Smith, the last dairy farmer in Franklin Township, is one of 39 dairy farmers in Sussex County. He said during the 1950s there were 1,200 dairy farmers in the county.

"I sure don't need any more loans," Vaughn Harshman, a corn farmer in Frederick, Maryland, told reporters in response to the remedy offered by the USDA. Harshman hosted a news conference August 2 for USDA secretary Daniel Glickman at his farm, which was attended by 40 other farmers.

Farmers' resistance to plunging deeper into debt has pressed some capitalist politicians, including U.S. Sen. Robert Torricelli, to promise to call for government grants instead of loans. Speaking to a gathering of more than 80 farmers and others at the Warren County Farmers Fair in Harmony, New Jersey, Torricelli also sought to pit farmers there against those in other regions, claiming federal agricultural policy favors Midwestern farmers.
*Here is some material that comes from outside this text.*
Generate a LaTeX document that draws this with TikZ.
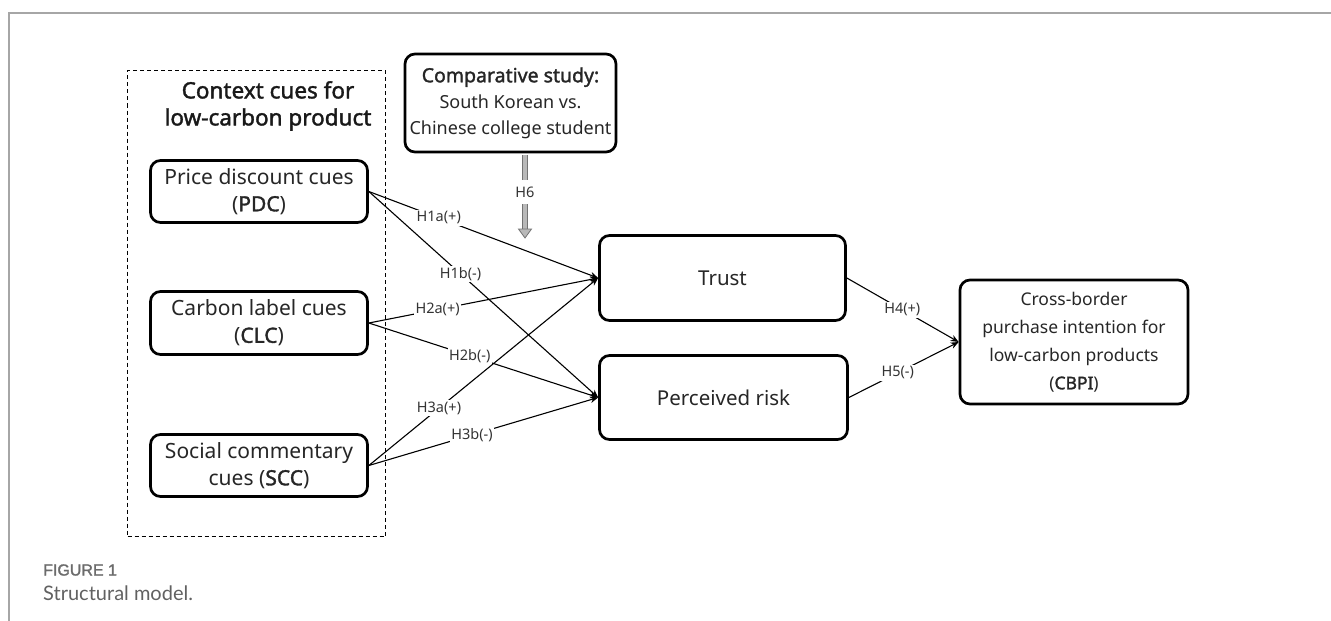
\documentclass[tikz,border=0pt]{standalone}
\usepackage{fontspec}
\setmainfont{Noto Sans}[AutoFakeBold=1.6]
\newfontfamily\capfont{Lato}
\newfontfamily\capboldfont{Liberation Sans}[FakeBold=1.6]
\usetikzlibrary{arrows.meta,calc}
\begin{document}
\begin{tikzpicture}[x=1pt,y=-1pt,
  box/.style={draw=black, line width=2.7pt, rounded corners=10pt, align=center, inner sep=0pt,
    text=black!85, font=\fontsize{21}{27}\selectfont},
  conn/.style={line width=1.1pt, -{Stealth[length=8pt,width=6.5pt]}},
  lab/.style={fill=white, inner sep=1.5pt, text=black!80, font=\fontsize{14.5}{16}\selectfont},
]
\useasboundingbox (0,0) rectangle (1331,621);
% page frame
\draw[black!35, line width=1.2pt] (9,621) -- (9,13) -- (1331,13);

% context cues dashed box
\node[draw, dash pattern=on 4pt off 3pt, line width=1.1pt, minimum width=258pt, minimum height=466pt, inner sep=0pt] (ctx) at (256.5,303.5) {};
\node[align=center, font=\bfseries\fontsize{22.5}{27}\selectfont, text=black!90] (ctxtitle) at (268,106) {Context cues for\\low-carbon product};

% cue boxes
\node[box, minimum width=217pt, minimum height=62pt] (pdc) at (259,191.5) {Price discount cues\\(\textbf{PDC})};
\node[box, minimum width=217pt, minimum height=63pt] (clc) at (259,323) {Carbon label cues\\(\textbf{CLC})};
\node[box, minimum width=217pt, minimum height=62pt] (scc) at (259,465.5) {Social commentary\\cues (\textbf{SCC})};

% comparative study
\node[box, minimum width=211pt, minimum height=98pt, font=\fontsize{18}{26}\selectfont] (comp) at (510.5,103) {{\bfseries\fontsize{19.5}{26}\selectfont Comparative study:}\\South Korean vs.\\Chinese college student};

% mediators and outcome
\node[box, minimum width=246pt, minimum height=85pt, font=\fontsize{20.5}{27}\selectfont] (trust) at (722.5,278) {Trust};
\node[box, minimum width=248pt, minimum height=84pt, font=\fontsize{20.5}{27}\selectfont] (risk) at (723.5,397.5) {Perceived risk};
\node[box, minimum width=228pt, minimum height=124pt, font=\fontsize{17.5}{28}\selectfont] (cbpi) at (1074,342) {Cross-border\\purchase intention for\\low-carbon products\\(\textbf{CBPI})};

% paths
\draw[conn] (pdc.east) -- node[lab,pos=0.305]{H1a(+)} (trust.west);
\draw[conn] (pdc.east) -- node[lab,pos=0.40]{H1b(-)} (risk.west);
\draw[conn] (clc.east) -- node[lab,pos=0.30]{H2a(+)} (trust.west);
\draw[conn] (clc.east) -- node[lab,pos=0.44]{H2b(-)} (risk.west);
\draw[conn] (scc.east) -- node[lab,pos=0.306]{H3a(+)} (trust.west);
\draw[conn] (scc.east) -- node[lab,pos=0.45]{H3b(-)} (risk.west);
\draw[conn] (trust.east) -- node[lab,pos=0.496]{H4(+)} (cbpi.west);
\draw[conn] (risk.east) -- node[lab,pos=0.445]{H5(-)} (cbpi.west);

% H6 moderation arrow
\coordinate (h6tip) at (525,238);
\coordinate (h6base) at (525,229);
\draw[draw=black!55, line width=0.8pt, double=gray!55, double distance=3.5pt]
  ($(comp.south -| h6tip)+(0,1.4)$) -- node[lab, inner ysep=7pt]{H6} (h6base);
\filldraw[fill=gray!55, draw=black!55, line width=0.8pt] (h6tip) -- ++(-6.5,-9) -- ++(13,0) -- cycle;

% caption
\node[anchor=west, inner sep=0pt, font=\capboldfont\fontsize{16}{18}\selectfont, text=black!58] (figlabel) at (43,570) {FIGURE 1};
\node[anchor=west, inner sep=0pt, font=\capfont\fontsize{20}{22}\selectfont, text=black!62] (figcap) at (43,593) {Structural model.};
\end{tikzpicture}
\end{document}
Drought exacerbates social crisis
The drought adds to the social crisis farmers are already facing because of the collapse of farm commodity prices. Farm income in the United States has dropped by almost 17 percent in the past three years and thousands of farmers have been driven into bankruptcy.

Between 1996 and 1999 prices have declined 42 percent for wheat, 39 percent for corn, and 20 percent for soybeans.

The milk price farmers in New York received in June averaged $12.70 per hundred-weight of milk sold, a drop of $1.30 from last year.

In Pennsylvania, the fourth-largest dairy state, milk production has dropped by 20 percent, and estimated losses from crops like corn, soybeans, feed hay, and garden vegetables are between 30 and 100 percent, according to the Pennsylvania Agriculture Department.

Many farmers with crop insurance will still get wiped out. They are forced to buy insurance in order to qualify for loans or other USDA programs. The premiums are very high, while payments cover only a small fraction of farmers' losses.

"Insurance doesn't pay. Really it's next to nothing," Bob Puskas, a farmer in Somerset County, New Jersey, told the Star Ledger. Facing a total loss, Puskas said his insurance company told him he would be lucky to get back $10,000 of the $75,000 he spent to raise his corn crop.

Meteorologists forecast dry conditions lasting into October. Even if their calculations are wrong, however, no amount of rain can save this year's crops.

Officials in West Virginia estimate that a third of the state's water wells have failed. They predict as many as 10 percent of the state's 21,000 farms will fail this year.

Mike Galati is member of the United Food and Commercial Workers Union Local 174 in New York City.